A source of information
Like so many members of the Kansas Pond Society, the Wrights used the do-it-yourself approach to creating their backyard pond. That’s one of the perks of membership, Wright said. Members are more than willing to offer each other their expertise and lists of resources for individuals to create their own ponds.
“That’s half the fun,” Wright said of the do-it-yourself approach. “You can make it any way you want.”
The monthly newsletters and first-Saturday meetings provide a lot of good information, Wright said, from pond management to fish health to creating biological filtration systems. In addition to their silent auction in favor of Botanica, the pond society often organizes plant swaps.
The group’s tours have drawn the attention of other pond clubs out of state, said Wright and Mike Kandt, the society’s vice president and president, respectively. The Oklahoma City Club is bringing a busload of its members after being wowed in 2019, and some members of the Texas Pond Club are planning to travel to Wichita this year to see the ponds.
From one to four
Kandt was a prolific handyman. When he and his wife Susan moved into their north Wichita home 30 years ago, the property already had a pond in the front yard.
“We didn’t know anything about ponds … and then we started a long journey with ponds,” Kandt said.
Over the years, Kandt has created three additional ponds on the couple’s property, which borders the Little Arkansas River, all hand dug and designed by him.
The largest is a 9,000-gallon pond at the base of a backyard slope that’s home to about 60 koi fish. Kandt said it took him four months to dig that first pond while working full-time as an architect. Eventually, he transformed the slope that was once covered in honeysuckle and other ground cover into a large, cascading, dry-stacked rock waterfall with two pools at the top.
Kandt admits that his koi are a bit spoiled. He makes them blueberry pancakes every Sunday morning.
Kandt created an irrigation system that allowed him to flush the fish waste back into a small bog pond.
In two other areas of the property, Kandt dug two smaller ponds by hand. Opposite the larger pond is a pond that Kandt calls his children’s pond. There he plants water plants. Later in the season, when he empties the larger pond for his annual cleaning, it becomes a temporary home for about half of his koi population. The rest goes into a large portable pool.
As a special treat for his wife, he created a pond in what she likes to call her secret garden. Fairly well hidden on the property on the south side of the house, the pond borders the house’s sliding doors leading off the dining room. Since the pond attracts raccoons, only two ceramic fish can be found in this water feature, which also includes a water-spitting griffin statue. On the way to the secret garden, Susan Kandt created a fairy garden.
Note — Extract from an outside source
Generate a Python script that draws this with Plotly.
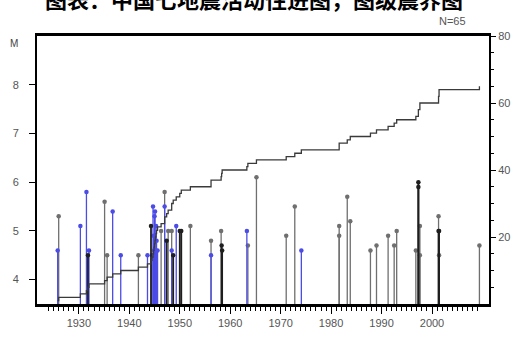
import plotly.graph_objects as go
import numpy as np

# ---- data ----
years = [1925.8, 1926.0, 1930.3, 1931.5, 1931.8, 1932.0, 1935.1, 1935.6, 1936.7, 1938.3, 1941.8, 1943.6,
         1944.3, 1944.5, 1944.7, 1944.8, 1944.9, 1945.0, 1945.1, 1945.2, 1945.3, 1945.4, 1945.6,
         1946.3, 1947.0, 1947.0, 1947.4, 1947.7, 1948.4, 1948.4, 1948.7, 1949.3, 1950.0, 1950.3, 1952.1,
         1956.2, 1956.2, 1958.2, 1958.3, 1958.4, 1963.3, 1963.5, 1965.2, 1971.1, 1972.8, 1974.1,
         1981.6, 1981.6, 1983.2, 1983.8, 1987.8, 1989.0, 1991.3, 1992.5, 1993.0, 1996.8, 1997.3, 1997.3, 1997.6, 1997.6,
         2001.3, 2001.3, 2001.4, 2001.4, 2009.4]
mags = [4.6, 5.3, 5.1, 5.8, 4.5, 4.6, 5.6, 4.5, 5.4, 4.5, 4.5, 4.5,
        5.1, 4.5, 5.5, 4.9, 4.6, 5.3, 5.4, 4.6, 5.1, 4.8, 4.6,
        5.0, 5.8, 5.5, 4.8, 5.0, 5.0, 4.6, 4.5, 5.1, 5.0, 5.0, 5.1,
        4.8, 4.5, 5.0, 4.7, 4.6, 5.0, 4.7, 6.1, 4.9, 5.5, 4.6,
        5.1, 4.9, 5.7, 5.2, 4.6, 4.7, 4.9, 4.7, 5.0, 4.6, 6.0, 5.9, 5.1, 4.5,
        5.3, 5.0, 5.0, 4.5, 4.7]
kinds = ['b', 'g', 'b', 'b', 'k', 'b', 'g', 'g', 'b', 'b', 'g', 'b',
         'k', 'b', 'b', 'b', 'b', 'b', 'b', 'b', 'b', 'b', 'b',
         'g', 'g', 'b', 'k', 'g', 'g', 'b', 'k', 'b', 'k', 'k', 'g',
         'g', 'b', 'g', 'k', 'k', 'b', 'g', 'g', 'g', 'g', 'b',
         'g', 'g', 'g', 'g', 'g', 'g', 'g', 'g', 'g', 'g', 'k', 'k', 'g', 'g',
         'g', 'k', 'k', 'g', 'g']

m_ticks = [4, 5, 6, 7, 8]
n_ticks = [20, 40, 60, 80]
x_ticks = [1930, 1940, 1950, 1960, 1970, 1980, 1990, 2000]
title_text = "图表：中国七地震活动性进图，图级震界图"
n_label = "N=65"

M_BASE = 3.5
styles = {'g': dict(color="#6f6f6f", width=1.3),
          'b': dict(color="#4b4be6", width=1.3),
          'k': dict(color="#1e1e1e", width=1.8)}

fig = go.Figure()

for k, st in styles.items():
    xs, ys, mx, my = [], [], [], []
    for yr, m, kk in zip(years, mags, kinds):
        if kk != k:
            continue
        xs += [yr, yr, None]
        ys += [M_BASE, m, None]
        mx.append(yr)
        my.append(m)
    fig.add_trace(go.Scatter(x=xs, y=ys, mode="lines", line=st, hoverinfo="skip", showlegend=False))
    fig.add_trace(go.Scatter(x=mx, y=my, mode="markers",
                             marker=dict(symbol="circle", size=4.5, color=st["color"]),
                             showlegend=False))

# cumulative count (right axis)
order = np.argsort(years, kind="stable")
yrs_sorted = np.array(years)[order]
cum = np.arange(1, len(years) + 1)
fig.add_trace(go.Scatter(x=yrs_sorted, y=cum, mode="lines", line_shape="hv",
                         line=dict(color="#3a3a3a", width=1.3), yaxis="y2", showlegend=False))

tickfont = dict(family="Liberation Sans, Arial, sans-serif", size=11, color="#555555")

fig.update_layout(
    width=522, height=341,
    margin=dict(l=37, r=29, t=36, b=28),
    paper_bgcolor="white", plot_bgcolor="white",
    xaxis=dict(range=[1921.7, 2011.3], tickvals=x_ticks, ticks="outside", ticklen=7,
               tickcolor="black", tickwidth=1.2, showgrid=False, zeroline=False,
               showline=True, linecolor="black", linewidth=2.5, mirror=True,
               tickfont=tickfont,
               minor=dict(tickvals=list(range(1924, 2010)), ticks="outside", ticklen=4,
                          tickcolor="black", tickwidth=1, showgrid=False)),
    yaxis=dict(range=[M_BASE, 9], tickvals=m_ticks, ticks="outside", ticklen=6,
               tickcolor="black", tickwidth=1.2, showgrid=False, zeroline=False,
               showline=True, linecolor="black", linewidth=2, mirror=True,
               tickfont=tickfont, ticklabelstandoff=8),
    yaxis2=dict(range=[0, 80], tickvals=n_ticks, overlaying="y", side="right",
                ticks="outside", ticklen=6, tickcolor="black", tickwidth=1.2,
                showgrid=False, zeroline=False, showline=False, tickfont=tickfont,
                minor=dict(tickvals=list(range(5, 80, 5)), ticks="outside", ticklen=4,
                           tickcolor="black", showgrid=False)),
    annotations=[
        dict(text=title_text, xref="paper", yref="paper", x=0.48, y=1.075,
             xanchor="center", yanchor="bottom", showarrow=False,
             font=dict(family="Noto Sans CJK SC", size=22, color="black", weight="bold")),
        dict(text="M", xref="paper", yref="paper", x=-0.05, y=1.0, xanchor="center",
             yanchor="top", showarrow=False, font=dict(family="Liberation Sans, Arial", size=10, color="#444")),
        dict(text=n_label, xref="paper", yref="paper", x=0.92, y=1.025, xanchor="center",
             yanchor="bottom", showarrow=False, font=dict(family="Liberation Sans, Arial", size=11, color="#555")),
    ],
)

fig.write_html("out.html")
The Kandts are also members of the Hosta Society, so tour-goers can see a variety of hostas. The couple have labeled many of the plants not only to keep track of the foliage but also to inform visitors who tour their garden.
Kansas Pond Society Water Garden Tour
What: Tour of 13 water gardens in the greater Wichita area, including Benton and Derby
When: Saturday, June 18, 9am-5pm and Sunday, June 19, 12pm-5pm
Entry: $10 per truckload. Tickets are available at both locations at Johnson’s Garden Center, Hong’s Landscape and Nursery and Scenic Landscape. Tickets can also be purchased at 12 Sandpiper St. during tour dates. The ticket includes addresses, directions and descriptions for each of the gardens. It also allows entry to Botanica, one of the commercial gardens on the tour, on weekends.